Causeway built on sand ridges across
the Great Salt Lake to Antelope Island

This Google Earth view of the area where the moraine crosses the lakebed of old Lake Tonawanda has been modified to show what it would have looked like when water flanked the moraine on both sides. (copyright Google Earth)

    Two of the most mysterious landmarks in the Book of Mormon are the sea that divides the land mentioned in Ether 10:20, and a narrow neck of land which appears to have run right through the sea providing a dry passageway from the land southward to the land northward, both of which appear to have been created during the last Ice Age. As the Wisconsin Ice Age drew to a close, the melt water along the front of the retreating glacier pooled into the depressions that had been formed by the weight of the ice. Enormous bodies of water, much larger than the present Great Lakes, began to form. Wherever it was freed from the weight of the glacier, the land began to rise or rebound, causing dramatic changes in the size, distribution and drainage patterns of the glacial lakes. With each new shift, or uplift, the lakes spilled out in new directions. Thus, the Great Lakes experienced a number of changes during their long history. During such changes, a small inland sea called Lake Tonawanda was left ponded in the flat plains of western New York between Lake Ontario and Lake Erie. Radiocarbon samples of the sediment in the vicinity of Niagara Falls in 1978, led Calkin and Brett of the State University of New York’s Department of Geological Sciences to conclude that Lake Tonawanda was still in existence until about 1,000 years ago, a full 600 years after the close of the Nephite era.[1] Thus, Lake Tonawanda was a prominent feature of the northwestern New York landscape during Book of Mormon times.

   Of particular interest to Book of Mormon studies is the uncanny similarities between this small inland sea and the sea that divided the lands mentioned in the Jaredite account.

    And they built a great city by the narrow neck of land, by the place where the sea divides the land.
    And they did preserve the land southward for a wilderness, to get game. And the whole face of the land northward was covered with inhabitants. (Ether 10:20-21.)

     While sand ridges allowed a road to be built across the Great Salt Lake to Antelope Island, the Batavia Moraine was created by glacial drift which was picked up by the great ice sheets as they moved across the land during the last Ice Age and then left behind as high ridges once the ice melted back. Many such moraines can be found all across New York and neighboring states, with Batavia Moraine the likely narrow neck of land the scriptures refer to as connecting the lands northward and southward, one being above the long sloping ridge of the Onondaga Escarpment and southward along Lake Erie, and the other along the lowlands of northern New York bordering Lake Ontario.

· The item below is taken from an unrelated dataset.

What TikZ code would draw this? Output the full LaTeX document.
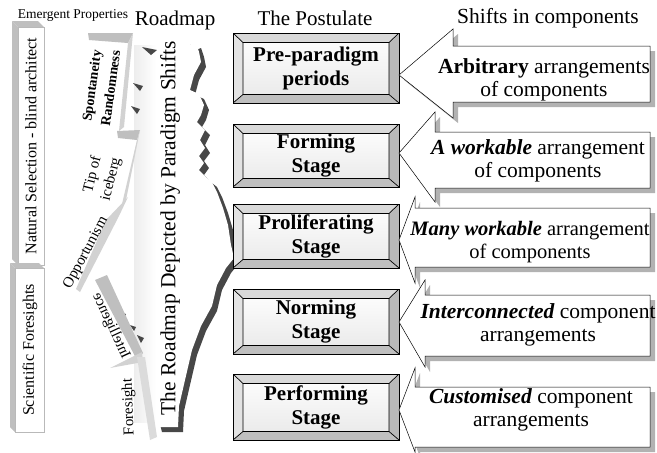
\documentclass[tikz,border=0pt]{standalone}
\usepackage{fontspec}
\setmainfont{Liberation Serif}
\usetikzlibrary{calc}

\newcommand\fsz[2]{\fontsize{#1}{#2}\selectfont}

% left-pointing callout: tip y, head base x, head top y, head bottom y, body top y, body bottom y
\newcommand\drawcallout[6]{%
  \fill[calloutshadow,shift={(5,5)}] (399,#1) -- (#2,#3) -- (#2,#5) -- (650,#5) -- (650,#6) -- (#2,#6) -- (#2,#4) -- cycle;
  \filldraw[calloutbody] (399,#1) -- (#2,#3) -- (#2,#5) -- (650,#5) -- (650,#6) -- (#2,#6) -- (#2,#4) -- cycle;
}

\tikzset{
  bevtop/.style={fill=gray!30},
  bevleft/.style={fill=gray!22},
  bevright/.style={fill=gray!55},
  bevbottom/.style={fill=gray!50},
  stagebox/.style={draw, line width=0.9pt, minimum width=166pt, minimum height=#1,
    inner sep=0pt, top color=white, bottom color=gray!18, align=center,
    font=\bfseries\fsz{21}{24},
    path picture={
      \path (path picture bounding box.north west) coordinate (bA)
            (path picture bounding box.north east) coordinate (bB)
            (path picture bounding box.south east) coordinate (bC)
            (path picture bounding box.south west) coordinate (bD);
      \path ($(bA)+(10pt,-9.5pt)$) coordinate (iA)
            ($(bB)+(-10pt,-9.5pt)$) coordinate (iB)
            ($(bC)+(-10pt,8.5pt)$) coordinate (iC)
            ($(bD)+(10pt,8.5pt)$) coordinate (iD);
      \fill[bevtop] (bA) -- (bB) -- (iB) -- (iA) -- cycle;
      \fill[bevleft] (bA) -- (iA) -- (iD) -- (bD) -- cycle;
      \fill[bevright] (bB) -- (bC) -- (iC) -- (iB) -- cycle;
      \fill[bevbottom] (bD) -- (iD) -- (iC) -- (bC) -- cycle;
      \draw[line width=0.7pt] (iA) -- (iB) -- (iC) -- (iD) -- cycle
            (bA) -- (iA) (bB) -- (iB) (bC) -- (iC) (bD) -- (iD);
    }},
  calloutshadow/.style={fill=gray!60},
  calloutbody/.style={fill=white, draw=black, line width=0.5pt},
  callouttext/.style={align=center, font=\fsz{21.5}{23}, inner sep=0pt},
  heading/.style={font=\fsz{21}{24}, inner sep=0pt},
  sidebox/.style={fill=white, draw=gray!55, line width=0.4pt},
  sideextrude/.style={fill=gray!50},
  slabtop/.style={fill=gray!50},
  slabside/.style={fill=gray!35},
  slabtext/.style={font=\fsz{15}{19}, inner sep=0pt, align=center},
  roadedge/.style={fill=black!72},
}

\begin{document}
\begin{tikzpicture}[x=1pt,y=-1pt]
\useasboundingbox (0,0) rectangle (657,453);

% ---- headings ----
\node[font=\fsz{13.5}{15}, inner sep=0pt] (hEmerg) at (73,15) {Emergent Properties};
\node[heading] (hRoad) at (175,20) {Roadmap};
\node[heading] (hPost) at (315,18) {The Postulate};
\node[heading, font=\fsz{21.5}{24}] (hShift) at (548,18) {Shifts in components};

% ---- the road: white sheet with a dark extruded right edge ----
\def\roadoutline{(145,35) -- (186,40) -- (191,45) -- (196,43) -- (199,52) -- (201,62)
  -- (194,75) -- (190,90) -- (199,94) -- (204,105) -- (201,115) -- (197,122)
  -- (205,130) -- (200,140) -- (205,148) -- (199,156) -- (204,163) -- (199,170)
  -- (207,178) -- (212,182) -- (217,192) -- (223,208) -- (228,225) -- (231,245)
  -- (234,258) -- (226,268) -- (217,285) -- (212,306) -- (201,326) -- (192,350)
  -- (185,380) -- (179,406) -- (178,427) -- (157,427) -- (150,400) -- (143,365)
  -- (138,330) -- (128,290) -- (124,220) -- (134,130) -- (130,40) -- cycle}
\fill[roadedge, shift={(5,5)}] \roadoutline;
\fill[white] \roadoutline;
% soft haze along the left rim of the road
\shade[left color=gray!14, right color=white] (134,45) rectangle (156,422);

% small dark notches along the left rim of the road
\fill[roadedge] (142,47) -- (157,50) -- (151,55) -- cycle;
\fill[roadedge] (133,83) -- (143,86) -- (140,91) -- cycle;
\fill[roadedge] (131,106) -- (140,109) -- (137,114) -- cycle;
\fill[roadedge] (120,312) -- (126,314) -- (124,318) -- cycle;
\fill[roadedge] (130,325) -- (136,327) -- (134,331) -- cycle;
\fill[roadedge] (137,335) -- (144,338) -- (141,343) -- cycle;

\node[font=\fsz{21.5}{24}, inner sep=0pt, rotate=90] (roadtxt) at (170,228)
  {The Roadmap Depicted by Paradigm Shifts};

% ---- tilted slabs of emergent properties ----
% Spontaneity / Randomness
\fill[white] (89,40) -- (128,43) -- (119,131) -- (80,127) -- cycle;
\fill[slabtop] (88,33) -- (133,33) -- (128,43) -- (89,40) -- cycle;
\fill[slabside] (128,43) -- (133,33) -- (124,127) -- (119,131) -- cycle;
\node[font=\bfseries\fsz{14}{19}, inner sep=0pt, align=center, rotate=82] (spont) at (101,87)
  {Spontaneity\\Randomness};

% Tip of iceberg
\fill[white] (84,137) -- (137,140) -- (122,204) -- (74,208) -- cycle;
\fill[slabtop] (117,131) -- (140,130) -- (137,140) -- (118,138) -- cycle;
\fill[slabside] (137,140) -- (140,130) -- (126,200) -- (122,204) -- cycle;
\node[slabtext, rotate=76] (tip) at (102,177) {Tip of\\iceberg};

% Opportunism
\fill[slabside] (106,220) -- (128,197) -- (119,216) -- (80,292) -- (76,289) -- cycle;
\node[slabtext, rotate=62] (opport) at (86,253) {Opportunism};

% Intelligence (seen from behind)
\fill[slabtop] (95,280) -- (107,275) -- (143,353) -- (137,360) -- cycle;
\fill[gray!35] (110,368) -- (142,352) -- (143,362) -- cycle;
\node[slabtext, rotate=115] (intel) at (111,326) {\scalebox{1}[-1]{Intelligence}};

% Foresight
\fill[gray!28] (137,357) -- (145,357) -- (157,437) -- (150,440) -- cycle;
\node[slabtext, rotate=92] (fore) at (129,407) {Foresight};

% ---- side bars ----
\fill[sideextrude] (18,27) -- (12,21) -- (38,21) -- (44,27) -- cycle;
\fill[sideextrude] (12,21) -- (18,27) -- (18,265) -- (12,259) -- cycle;
\filldraw[sidebox] (18,27) rectangle (44,265);
\node[font=\fsz{16}{18}, inner sep=0pt, rotate=90] (natsel) at (31,146)
  {Natural Selection - blind architect};

\fill[sideextrude] (15,268) -- (10,263) -- (39,263) -- (44,268) -- cycle;
\fill[sideextrude] (10,263) -- (15,268) -- (15,432) -- (10,427) -- cycle;
\filldraw[sidebox] (15,268) rectangle (44,432);
\node[font=\fsz{16}{18}, inner sep=0pt, rotate=90] (scifore) at (30,350)
  {Scientific Foresights};

% ---- the postulate: five stages ----
\node[stagebox=70pt] (s1) at (316,68) {Pre-paradigm\\periods};
\node[stagebox=63pt] (s2) at (316,155.5) {Forming\\Stage};
\node[stagebox=64pt] (s3) at (316,236) {Proliferating\\Stage};
\node[stagebox=65pt] (s4) at (316,321.5) {Norming\\Stage};
\node[stagebox=66pt] (s5) at (316,407) {Performing\\Stage};

% ---- shifts in components: callouts pointing at the stages ----
\drawcallout{75}{453}{29}{118}{46}{102}
\node[callouttext] (c1) at (544,80) {\textbf{Arbitrary} arrangements\\of components};

\drawcallout{153}{435}{112}{202}{132}{188}
\node[callouttext] (c2) at (538,161) {\textbf{\itshape A workable} arrangement\\of components};

\drawcallout{240}{415}{197}{283}{208}{267}
\node[callouttext, font=\fsz{20.5}{23}] (c3) at (530,242) {\textbf{\itshape Many workable} arrangement\\of components};

\drawcallout{322}{425}{280}{367}{295}{356}
\node[callouttext] (c4) at (538,325) {\textbf{\itshape Interconnected} component\\arrangements};

\drawcallout{410}{415}{368}{452}{387}{447}
\node[callouttext] (c5) at (531,410) {\textbf{\itshape Customised} component\\arrangements};

\end{tikzpicture}
\end{document}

    E.G. Squire found an unbroken chain of no fewer than twenty ancient fortifications which stretched from the narrow neck southward to the Buffalo River, (the proposed river Sidon), a distance of 50 miles, the reason undoubtedly being the need to protect and facilitate those crossing the narrow neck into the land northward, and the reverse.

    One can see from the accompanying illustration just how easy it was for Teancum to head Morianton’s men off at the narrow pass mentioned in Alma 50:34, for it was small enough that all he had to do was position his men across the neck at any given point, for seas barred the way to both the east and the west. Had it been miles and miles wide it would have taken an army of thousands to successfully block their path.

    And it came to pass that they did not head them until they had come to the borders of the land Desolation; and there they did head them, by the narrow pass which led by the sea into the land northward, yea, by the sea, on the west and on the east. (Alma 50:34.)

    From such illustrated views one has to wonder what better word the ancients could have used to describe this feature of their landscape other than narrow neck of land, small neck of land, narrow pass or passageway, all of which refer to the same narrow passageway which led from the lands to the south of the lake into New York’s northern frontier. Nothing could fit better.



 



1-GSA Bulletin: Aug 1978: v. 89; no. 8. pp. 1140-1154.-web site, Ancestral Niagara River Drainage:
Stratigraphic and Paleontological Setting.